The state Cannabis Growers and Processors Association meets three times per week and is in regular communication with state officials from the Office of Cannabis Management and Cannabis Control Board, lawmakers and other leaders to measure how to effectively propose measures to ensure sustainable practices become part of the industry’s regulations and legal framework.

Cannabis Control Board member Jen Metzger, a former senator from Rosendale, recently visited Eaton Hemp in Madison County, which sells organic hemp seeds, snacks and hemp-fiber pet care products.

“They were very interested to see what we were doing,” said Daniel Dolgin, Eaton Hemp’s chief executive officer and co-founder. Dolgin also chairs the association’s Industrial Hemp Committee.

“The OCM is very interested in having the adult-use program be very much about sustainability and climate change, being carbon neutral and all those good things,” he said. “In all the OCM board meetings, the issue of sustainability has been front and center.”

Dolgin is enthusiastic by the legislative proposal to jumpstart the state’s hemp use and production.

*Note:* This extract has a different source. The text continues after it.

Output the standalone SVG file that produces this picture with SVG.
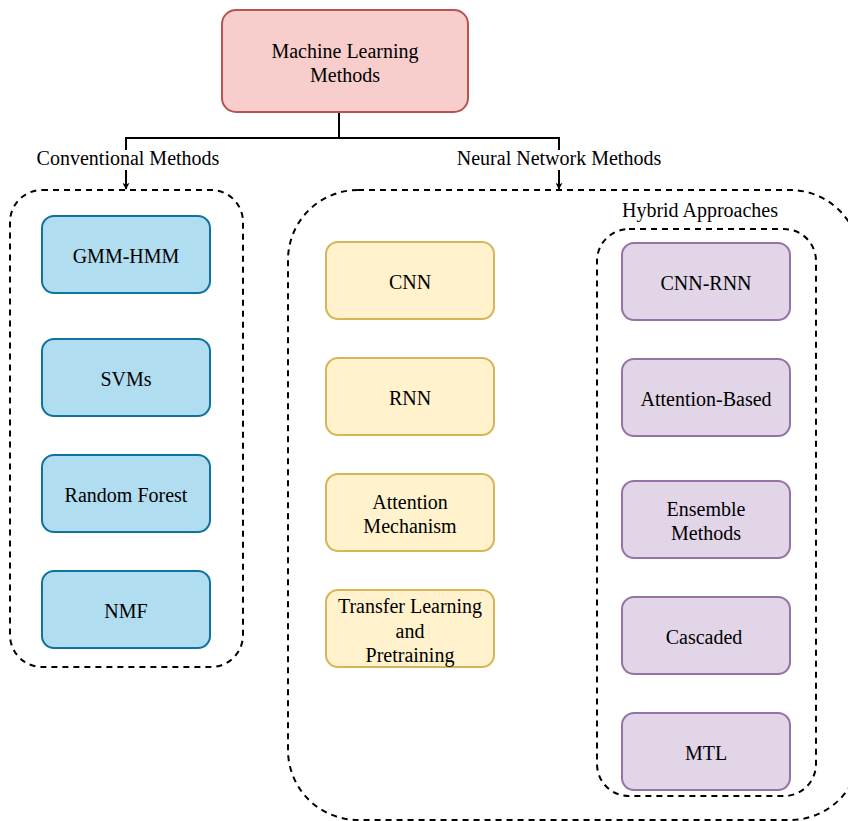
<svg xmlns="http://www.w3.org/2000/svg" width="848" height="821" viewBox="0 0 848 821">
<defs>
<style>
text{font-family:'Liberation Serif','Times New Roman',Times,serif;font-size:20px;fill:#000;text-anchor:middle}
.grp{fill:none;stroke:#000;stroke-width:2;stroke-dasharray:6 5}
.root{fill:#f8cecc;stroke:#b85450;stroke-width:2}
.blue{fill:#b1ddf0;stroke:#10739e;stroke-width:2}
.yel{fill:#fff2cc;stroke:#d6b656;stroke-width:2}
.pur{fill:#e1d5e7;stroke:#9673a6;stroke-width:2}
.edge{fill:none;stroke:#000;stroke-width:2}
</style>
<marker id="arr" viewBox="0 0 10 10" refX="9" refY="5" markerWidth="7" markerHeight="7" orient="auto" markerUnits="userSpaceOnUse">
<path d="M0,0 L10,5 L0,10 L3,5 Z" fill="#000"/>
</marker>
</defs>
<rect width="848" height="821" fill="#fff"/>

<g id="connectors">
<path class="edge" d="M339,112 V138 M126,138 H559 M126,137 V150 M559,137 V150"/>
<path class="edge" d="M126,170 V189" marker-end="url(#arr)"/>
<path class="edge" d="M559,170 V189" marker-end="url(#arr)"/>
<text x="128" y="165">Conventional Methods</text>
<text x="559" y="165">Neural Network Methods</text>
</g>

<g id="root">
<rect class="root" x="222" y="10" width="246" height="102" rx="14"/>
<text x="345" y="58">Machine Learning</text>
<text x="345" y="82">Methods</text>
</g>

<g id="conventional">
<rect class="grp" x="10" y="190" width="233" height="477" rx="32"/>
</g>
<g id="gmm"><rect class="blue" x="42" y="216" width="168" height="77" rx="12"/><text x="126" y="263">GMM-HMM</text></g>
<g id="svm"><rect class="blue" x="42" y="339" width="168" height="77" rx="12"/><text x="126" y="386">SVMs</text></g>
<g id="rf"><rect class="blue" x="42" y="455" width="168" height="77" rx="12"/><text x="126" y="502">Random Forest</text></g>
<g id="nmf"><rect class="blue" x="42" y="571" width="168" height="77" rx="12"/><text x="126" y="618">NMF</text></g>

<g id="neural">
<rect class="grp" x="288" y="190" width="572" height="630" rx="70"/>
</g>
<g id="cnn"><rect class="yel" x="326" y="242" width="168" height="77" rx="12"/><text x="410" y="289">CNN</text></g>
<g id="rnn"><rect class="yel" x="326" y="358" width="168" height="77" rx="12"/><text x="410" y="405">RNN</text></g>
<g id="attn"><rect class="yel" x="326" y="474" width="168" height="77" rx="12"/><text x="410" y="509">Attention</text><text x="410" y="533">Mechanism</text></g>
<g id="transfer"><rect class="yel" x="326" y="590" width="168" height="77" rx="12"/><text x="410" y="613">Transfer Learning</text><text x="410" y="638">and</text><text x="410" y="662">Pretraining</text></g>

<g id="hybrid">
<rect class="grp" x="597" y="229" width="219" height="567" rx="32"/>
<text x="700" y="217">Hybrid Approaches</text>
</g>
<g id="cnnrnn"><rect class="pur" x="622" y="243" width="168" height="77" rx="12"/><text x="706" y="290">CNN-RNN</text></g>
<g id="attbased"><rect class="pur" x="622" y="359" width="168" height="77" rx="12"/><text x="706" y="406">Attention-Based</text></g>
<g id="ensemble"><rect class="pur" x="622" y="481" width="168" height="77" rx="12"/><text x="706" y="516">Ensemble</text><text x="706" y="540">Methods</text></g>
<g id="cascaded"><rect class="pur" x="622" y="597" width="168" height="77" rx="12"/><text x="704" y="644">Cascaded</text></g>
<g id="mtl"><rect class="pur" x="622" y="713" width="168" height="77" rx="12"/><text x="706" y="760">MTL</text></g>
</svg>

“The state needs to tip the scales, and right now, it’s a supply and demand issue,” Dolgin said. “You really need to demand to have people put seeds in the ground to grow for grain and fiber. A farmer is not going to give up valuable crop land when they know it’s something they can get paid for.”

Dobson agreed that conversations about sustainable cannabis practices remain at the forefront for all parties involved.

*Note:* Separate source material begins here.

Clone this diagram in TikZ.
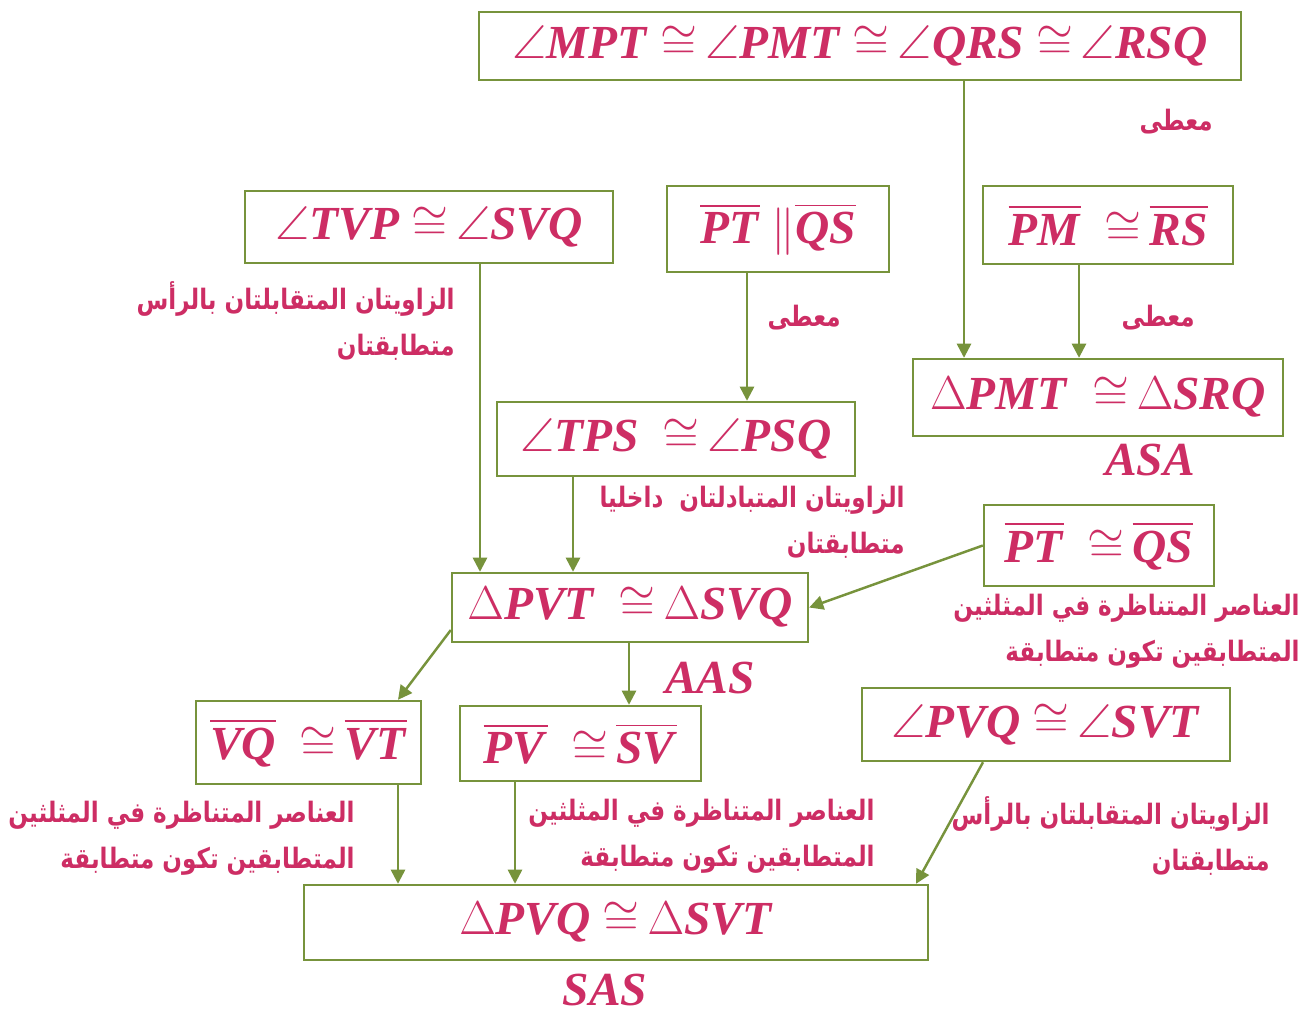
\RequirePackage{fix-cm}
\documentclass[tikz,border=0pt]{standalone}
\usepackage{fontspec}
\usepackage{amsmath,amssymb}
\usepackage{xcolor}
\usetikzlibrary{positioning,arrows.meta,calc}
\setmainfont{Liberation Serif}
\newfontfamily\arabicfont[Script=Arabic,FakeStretch=0.82]{DejaVu Sans}
\TeXXeTstate=1
\definecolor{proofgreen}{RGB}{119,147,60}
\definecolor{proofpink}{RGB}{205,45,100}
\newcommand{\ang}[1]{$\angle$\textbf{\textit{#1}}}
\newcommand{\seg}[1]{$\overline{\hbox{\textbf{\textit{#1}}}}$}
\newcommand{\tri}[1]{$\Delta$\textbf{\textit{#1}}}
\newcommand{\cng}{\ $\cong$\,}

\begin{document}
\begin{tikzpicture}[x=0.02cm, y=-0.02cm]
  \tikzset{
      stmt/.style={draw=proofgreen, line width=1.4pt, fill=white, inner sep=0pt, text=proofpink, font=\fontsize{27}{32}\selectfont},
      note/.style={text=proofpink, align=right, inner sep=0pt, font=\arabicfont\bfseries\fontsize{16}{26}\selectfont},
      crit/.style={text=proofpink, inner sep=0pt, font=\fontsize{27}{32}\selectfont\bfseries\itshape},
      link/.style={draw=proofgreen, line width=1.4pt, -{Triangle[length=8pt,width=8pt]}}
  }
  \useasboundingbox (0,0) rectangle (1311,1012);

  % statements
  \node[stmt, minimum width=15.24cm, minimum height=1.36cm] (given) at (860,46)
      {\ang{MPT}\cng\ang{PMT}\cng\ang{QRS}\cng\ang{RSQ}};
  \node[stmt, minimum width=7.36cm, minimum height=1.44cm] (tvp) at (429,227) {\ang{TVP}\cng\ang{SVQ}};
  \node[stmt, minimum width=4.44cm, minimum height=1.72cm] (par) at (778,229) {\seg{PT}\ $\|$\seg{QS}};
  \node[stmt, minimum width=5.0cm, minimum height=1.56cm] (pmrs) at (1108,225) {\seg{PM}\ \cng\seg{RS}};
  \node[stmt, minimum width=7.4cm, minimum height=1.54cm] (pmt) at (1098,397.5) {\tri{PMT}\ \cng\tri{SRQ}};
  \node[stmt, minimum width=7.16cm, minimum height=1.48cm] (tps) at (676,439) {\ang{TPS}\ \cng\ang{PSQ}};
  \node[stmt, minimum width=4.6cm, minimum height=1.62cm] (ptqs) at (1099,545.5) {\seg{PT}\ \cng\seg{QS}};
  \node[stmt, minimum width=7.12cm, minimum height=1.38cm] (pvt) at (630,607.5) {\tri{PVT}\ \cng\tri{SVQ}};
  \node[stmt, minimum width=4.5cm, minimum height=1.66cm] (vqvt) at (308.5,742.5) {\seg{VQ}\ \cng\seg{VT}};
  \node[stmt, minimum width=4.82cm, minimum height=1.5cm] (pvsv) at (580.5,743.5) {\seg{PV}\ \cng\seg{SV}};
  \node[stmt, minimum width=7.36cm, minimum height=1.46cm] (pvq) at (1046,724.5) {\ang{PVQ}\cng\ang{SVT}};
  \node[stmt, minimum width=12.48cm, minimum height=1.5cm] (final) at (616,922.5) {\tri{PVQ}\cng\tri{SVT}};

  % criteria
  \node[crit] (asa) at (1150,460) {ASA};
  \node[crit] (aas) at (710,678) {AAS};
  \node[crit] (sas) at (605,990) {SAS};

  % reasons
  \node[note, anchor=east] (r1) at (1213,122) {\beginR معطى\endR};
  \node[note, anchor=east] (r2) at (1195,318) {\beginR معطى\endR};
  \node[note, anchor=east] (r3) at (841,318) {\beginR معطى\endR};
  \node[note, anchor=east] (r4) at (455,321) {\beginR الزاويتان المتقابلتان بالرأس\endR\\\beginR متطابقتان\endR};
  \node[note, anchor=east] (r5) at (905,522) {\beginR الزاويتان المتبادلتان\ \ داخليا\endR\\\beginR متطابقتان\endR};
  \node[note, anchor=east] (r6) at (1300,631) {\beginR العناصر المتناظرة في المثلثين\endR\\\beginR المتطابقين تكون متطابقة\endR};
  \node[note, anchor=east] (r7) at (355,838) {\beginR العناصر المتناظرة في المثلثين\endR\\\beginR المتطابقين تكون متطابقة\endR};
  \node[note, anchor=east] (r8) at (875,836) {\beginR العناصر المتناظرة في المثلثين\endR\\\beginR المتطابقين تكون متطابقة\endR};
  \node[note, anchor=east] (r9) at (1270,836) {\beginR الزاويتان المتقابلتان بالرأس\endR\\\beginR متطابقتان\endR};

  % arrows
  \draw[link] (given.south -| 964,0) -- (pmt.north -| 964,0);
  \draw[link] (pmrs.south -| 1079,0) -- (pmt.north -| 1079,0);
  \draw[link] (par.south -| 747,0) -- (tps.north -| 747,0);
  \draw[link] (tvp.south -| 480,0) -- (pvt.north -| 480,0);
  \draw[link] (tps.south -| 573,0) -- (pvt.north -| 573,0);
  \draw[link] (ptqs.west) -- (pvt.east);
  \draw[link] (pvt.west |- 0,630) -- (vqvt.north -| 398,0);
  \draw[link] (pvt.south -| 629,0) -- (pvsv.north -| 629,0);
  \draw[link] (vqvt.south -| 398,0) -- (final.north -| 398,0);
  \draw[link] (pvsv.south -| 515,0) -- (final.north -| 515,0);
  \draw[link] (pvq.south -| 983,0) -- (final.north -| 916,0);
\end{tikzpicture}
\end{document}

“We’re moving swiftly — we’re taking this period of time really seriously because there is an unknown to it, but there’s also an urgency,” she said. “There’s a real understanding that environmental and social justice are connected intrinsically and in order to create a just and fair industry, we must tackle these challenges with an openness that hasn’t been represented in other states.”

It remains unclear when recreational cannabis sales and the need for environmentally friendly packaging will rise as the new Office of Cannabis Management and the board work to develop rules and regulations. New York became the 15th state to legalize recreational cannabis after the Marijuana Regulation and Taxation Act was signed into law March 31.

Advocates noted overregulation and numerous barriers in other states, such as California, that hindered sustainable practices and small businesses. Dobson is encouraged by the conversation taking place in New York that the same mistakes will not be repeated.

The 2019 Climate Leadership and Community Protection Act, which mandates a 40% reduction of statewide greenhouse gas emissions by 2030 and an 85% emissions reduction by 2050, sets a framework for regulating incentives to make the state’s cannabis industry part of the climate solution, she said.

“I haven’t seen those conversations be carried out successfully in other states,” Dobson added. “There’s a real appreciation and sophistication about how we are discussing these things and how it relates to sustainability. The adoption of these efforts isn’t really a lofty goal — it’s kind of necessitated by this act, and that’s incredible.”

Hinchey has discussed the measure with several fellow senators who support the idea. The bill continues to build bipartisan support before session has started, she said.

“It’s one of those things that feels like a no-brainer,” the senator said. “We have the opportunity to grow this agricultural product, but there are no concrete plans. We know our solid waste is a problem, so if we can, it would be a solution to not create any more in the immediate future. That’s a huge win on the environmental side, on the economic side and all around for our state.”